The standard Ichimoku settings (9, 26, 52) work perfectly for all crypto markets and timeframes.
The standard Ichimoku settings were calibrated for the Japanese stock market, which historically had six-day trading weeks, making the 9-26-52 parameters reflect roughly 1.5 weeks, one month, and two months of trading activity. In 24/7 cryptocurrency markets, many traders adjust these parameters — common crypto-adjusted settings include 10-30-60 or 20-60-120 — to better reflect the continuous market structure. Using the standard settings in crypto is not incorrect, as significant market participants use them and their wide adoption creates self-fulfilling structural levels, but understanding their origin helps traders evaluate whether parameter adjustment is appropriate for their specific strategy.
When price enters the Ichimoku Cloud, the trend is immediately reverting and a countertrend trade is appropriate.
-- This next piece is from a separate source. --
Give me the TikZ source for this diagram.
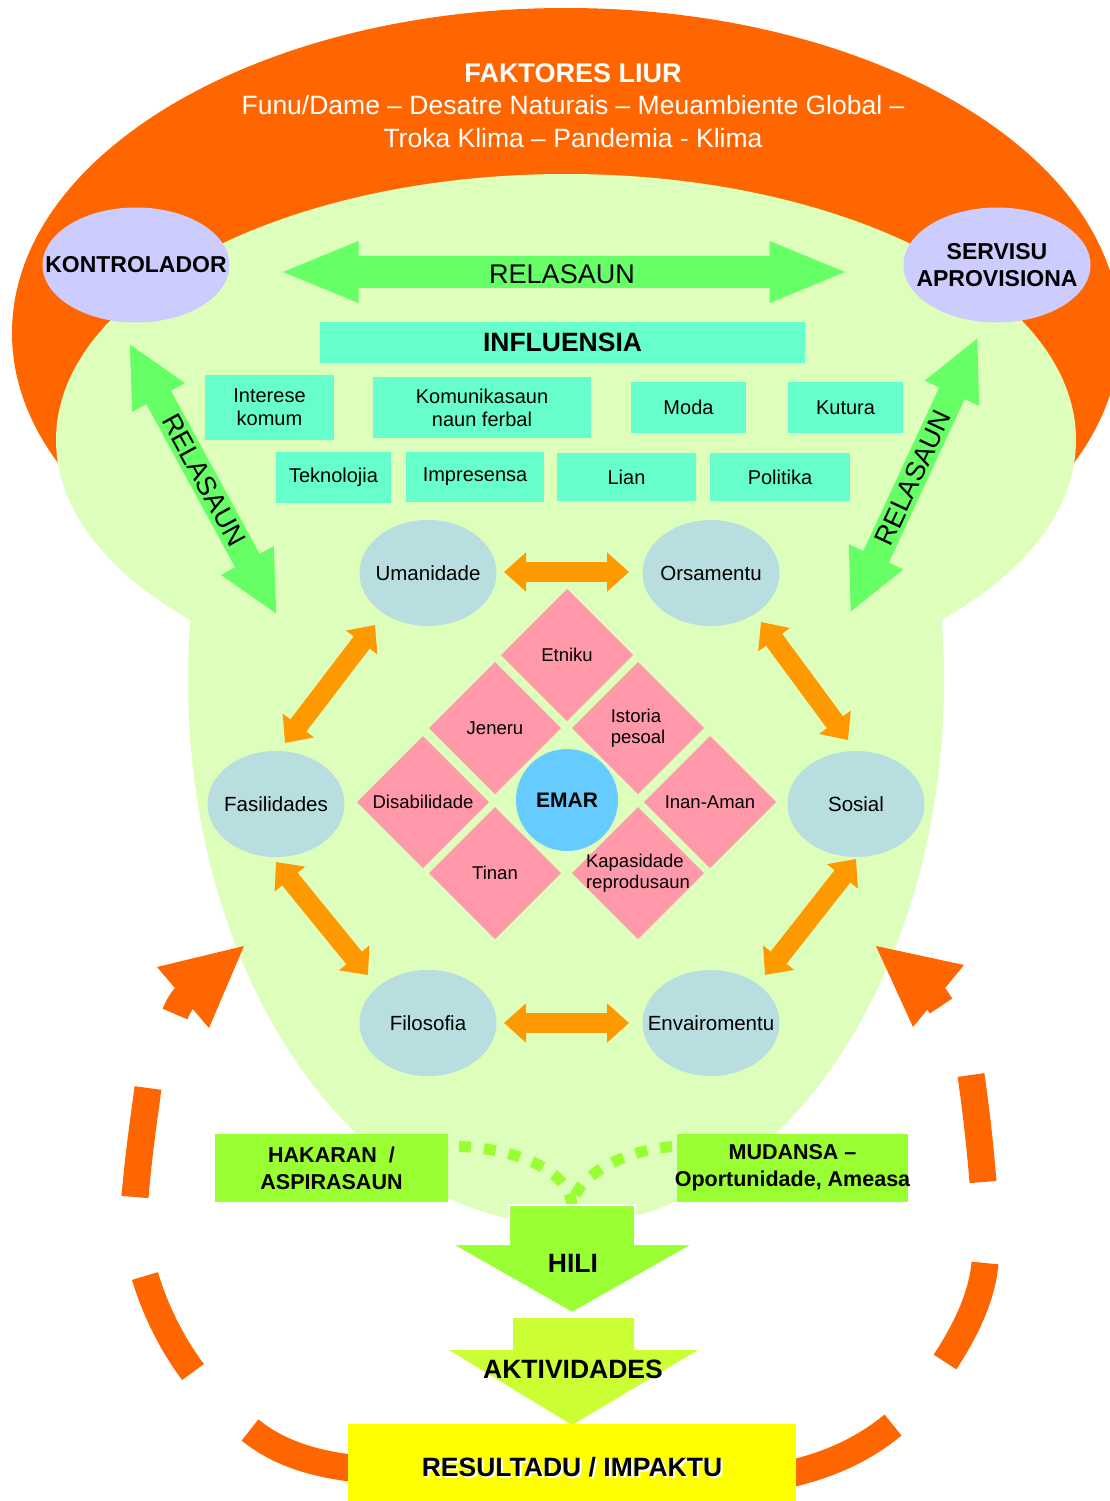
\documentclass[tikz,border=0pt]{standalone}
\usepackage{fontspec}
\setmainfont{Liberation Sans}
\usetikzlibrary{shapes.geometric,arrows.meta}
\definecolor{orangeA}{HTML}{FF6600}
\definecolor{lgreen}{HTML}{DDFFBB}
\definecolor{lav}{HTML}{CCCCFF}
\definecolor{garrow}{HTML}{66FF66}
\definecolor{aqua}{HTML}{66FFCC}
\definecolor{bgray}{HTML}{B8DEE0}
\definecolor{pinkd}{HTML}{FF99AA}
\definecolor{sky}{HTML}{66CCFF}
\definecolor{oarrow}{HTML}{FF9900}
\definecolor{limeA}{HTML}{99FF33}
\definecolor{limeB}{HTML}{CCFF33}
\definecolor{yel}{HTML}{FFFF00}
\tikzset{
  lavell/.style={ellipse, fill=lav, minimum width=187, minimum height=115},
  bgell/.style={ellipse, fill=bgray, minimum width=137, minimum height=106},
  aquabox/.style={rectangle, fill=aqua, align=center, font=\fontsize{20}{23}\selectfont},
  dia/.style={diamond, fill=pinkd, minimum width=132, minimum height=132},
  limebox/.style={rectangle, fill=limeA},
  arcdash/.style={draw=orangeA, line width=27pt, line cap=butt},
  oarr/.style={draw=oarrow, line width=20pt, arrows={Triangle[width=38pt,length=22pt]-Triangle[width=38pt,length=22pt]}},
  garr/.style={draw=garrow, line width=28pt, arrows={Triangle[width=55pt,length=62pt]-Triangle[width=55pt,length=62pt]}},
  garrh/.style={draw=garrow, line width=32pt, arrows={Triangle[width=55pt,length=80pt]-Triangle[width=55pt,length=80pt]}},
  dotg/.style={draw=limeA, line width=11pt, dash pattern=on 12pt off 13pt},
  eltext/.style={font=\fontsize{20.5}{23}\selectfont},
  dtext/.style={font=\fontsize{18.5}{21.5}\selectfont, align=left},
  boldtext/.style={font=\bfseries\fontsize{23}{27}\selectfont, align=center},
  reltext/.style={font=\fontsize{27}{30}\selectfont},
  bigbold/.style={font=\bfseries\fontsize{26.5}{30}\selectfont},
  midbold/.style={font=\bfseries\fontsize{21.5}{27}\selectfont, align=center}
}
\begin{document}
\begin{tikzpicture}[x=1pt,y=-1pt,every node/.style={inner sep=0pt,outer sep=0pt}]
\useasboundingbox (0,0) rectangle (1110,1501);
\fill[white] (0,0) rectangle (1110,1501);
\begin{scope}
\clip (0,0) rectangle (1110,1501);
\fill[orangeA] (566,333) ellipse [x radius=554, y radius=325];
\fill[lgreen] (566,440) ellipse [x radius=510, y radius=266];
\clip (0,440) rectangle (1110,1501);
\fill[lgreen] (566,680) ellipse [x radius=378, y radius=545];
\end{scope}

% title
\node[font=\bfseries\fontsize{27}{32}\selectfont, text=white, anchor=base] (title) at (573,83) {FAKTORES LIUR};
\node[font=\fontsize{26.5}{32}\selectfont, text=white, anchor=base] (sub1) at (573,114) {Funu/Dame – Desatre Naturais – Meuambiente Global –};
\node[font=\fontsize{26.5}{32}\selectfont, text=white, anchor=base] (sub2) at (573,147) {Troka Klima – Pandemia - Klima};

% lavender ellipses
\node[lavell, label={[boldtext]center:KONTROLADOR}] (kont) at (136,265) {};
\node[lavell, label={[boldtext]center:{SERVISU\\APROVISIONA}}] (serv) at (997,265) {};

% green relation arrows
\draw[garrh, shorten <=49pt, shorten >=54pt] ([yshift=-7pt]kont.east) -- ([yshift=-7pt]serv.west);
\node[reltext] (relh) at (562,274) {RELASAUN};
\coordinate (gl1) at (129,343);
\coordinate (gl2) at (277,615);
\draw[garr] (gl1) -- (gl2);
\node[reltext, rotate=-61.4] (rell) at (204,480) {RELASAUN};
\coordinate (gr1) at (978,337);
\coordinate (gr2) at (850,613);
\draw[garr] (gr1) -- (gr2);
\node[reltext, rotate=65.1] (relr) at (913,478) {RELASAUN};

% influence boxes
\node[rectangle, fill=aqua, minimum width=485, minimum height=41, bigbold] (infl) at (562.5,342.5) {INFLUENSIA};
\node[aquabox, minimum width=129, minimum height=65] (inter) at (269.5,407.5) {Interese\\komum};
\node[aquabox, minimum width=218, minimum height=61] (komu) at (482,407.5) {Komunikasaun\\naun ferbal};
\node[aquabox, minimum width=115, minimum height=51] (moda) at (688.5,407.5) {Moda};
\node[aquabox, minimum width=115, minimum height=51] (kutu) at (845.5,407.5) {Kutura};
\node[aquabox, minimum width=115, minimum height=51] (tekn) at (333.5,477.5) {Teknolojia};
\node[aquabox, minimum width=138, minimum height=50] (impr) at (475,477) {Impresensa};
\node[aquabox, minimum width=139, minimum height=48] (lian) at (626.5,477) {Lian};
\node[aquabox, minimum width=140, minimum height=48] (poli) at (780,477) {Politika};

% ring ellipses
\node[bgell, label={[eltext]center:Umanidade}] (uman) at (428,573) {};
\node[bgell, label={[eltext]center:Orsamentu}] (orsa) at (711,573) {};
\node[bgell, label={[eltext]center:Fasilidades}] (fasi) at (276,804) {};
\node[bgell, label={[eltext]center:Sosial}] (sosi) at (856,804) {};
\node[bgell, label={[eltext]center:Filosofia}] (filo) at (428,1023) {};
\node[bgell, label={[eltext]center:Envairomentu}] (enva) at (711,1023) {};

% orange ring arrows
\coordinate (a1) at (504,572); \coordinate (a2) at (629,572);
\draw[oarr] (a1) -- (a2);
\coordinate (b1) at (285,743); \coordinate (b2) at (375,625);
\draw[oarr] (b1) -- (b2);
\coordinate (c1) at (761,622); \coordinate (c2) at (848,740);
\draw[oarr] (c1) -- (c2);
\coordinate (d1) at (276,862); \coordinate (d2) at (368,975);
\draw[oarr] (d1) -- (d2);
\coordinate (e1) at (856,859); \coordinate (e2) at (765,975);
\draw[oarr] (e1) -- (e2);
\coordinate (f1) at (504,1023); \coordinate (f2) at (629,1023);
\draw[oarr] (f1) -- (f2);

% diamonds
\node[dia, label={[dtext]center:Etniku}] (etni) at (567,655) {};
\node[dia, label={[dtext]center:Jeneru}] (jene) at (495,728) {};
\node[dia, label={[dtext]center:{Istoria\\pesoal}}] (isto) at (638,728) {};
\node[dia, label={[dtext]center:Disabilidade}] (disa) at (423,802) {};
\node[dia, label={[dtext]center:Inan-Aman}] (inan) at (710,802) {};
\node[dia, label={[dtext]center:Tinan}] (tina) at (495,873) {};
\node[dia, label={[dtext]center:{Kapasidade\\reprodusaun}}] (kapa) at (638,873) {};
\node[circle, fill=sky, minimum size=102, font=\bfseries\fontsize{21}{24}\selectfont] (emar) at (567,800) {EMAR};

% bottom
\node[limebox, minimum width=233, minimum height=68, label={[midbold]center:{HAKARAN~~/\\ASPIRASAUN}}] (hak) at (331.5,1168) {};
\node[limebox, minimum width=231, minimum height=68, label={[midbold]center:{MUDANSA –\\Oportunidade, Ameasa}}] (mud) at (792.5,1168) {};
\coordinate (dl) at (448,1146);
\coordinate (dr) at (677,1146);
\coordinate (ht) at (572,1206);
\draw[dotg, dash phase=14pt] (dl) .. controls (520,1147) and (570,1172) .. (ht);
\draw[dotg, dash phase=20pt] (dr) .. controls (622,1150) and (576,1176) .. (ht);

\fill[limeA, draw=white, line width=2pt] (509,1205) -- (635,1205) -- (635,1244) -- (694,1244) -- (572,1313) -- (451,1244) -- (509,1244) -- cycle;
\node[bigbold] (hili) at (573,1263) {HILI};
\fill[limeB] (513,1318) -- (634,1318) -- (634,1350) -- (698,1350) -- (572,1425) -- (449,1350) -- (513,1350) -- cycle;
\node[bigbold] (akti) at (573,1369) {AKTIVIDADES};

% dashed cycle arc
\draw[arcdash] (175,1014) .. controls (179,1004) and (184,997) .. (192,990);
\fill[orangeA] (244,946) -- (157,967) -- (209,1028) -- cycle;
\draw[arcdash] (148,1088) .. controls (143,1125) and (138,1160) .. (135,1197);
\draw[arcdash] (145,1276) .. controls (155,1310) and (172,1344) .. (193,1372);
\draw[arcdash] (250,1430) .. controls (281,1455) and (320,1466) .. (370,1470);
\draw[arcdash] (941,1006) .. controls (937,1000) and (932,992) .. (925,984);
\fill[orangeA] (876,946) -- (964,965) -- (913,1027) -- cycle;
\draw[arcdash] (971,1075) .. controls (976,1110) and (980,1145) .. (983,1182);
\draw[arcdash] (985,1263) .. controls (982,1298) and (964,1333) .. (945,1362);
\draw[arcdash] (893,1425) .. controls (865,1448) and (830,1466) .. (780,1476);

\node[rectangle, fill=yel, minimum width=448, minimum height=77] (resu) at (572,1462.5) {};
\node[bigbold, text=white] at (574,1469) {RESULTADU / IMPAKTU};
\node[bigbold] (resut) at (572,1467) {RESULTADU / IMPAKTU};
\end{tikzpicture}
\end{document}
Price entering the cloud signals a transition zone, not an automatic trend reversal. The cloud represents an area of structural uncertainty — the market is neither clearly bullish nor clearly bearish while within the cloud boundary. Entry into the cloud from above simply means price has retraced into the equilibrium zone, which may precede continuation, reversal, or extended consolidation equally. Trading against the prior trend the moment price enters the cloud without additional reversal confirmation from CMF, key levels, or candle patterns is a statistically poor practice that generates more failed countertrend entries than genuine reversals.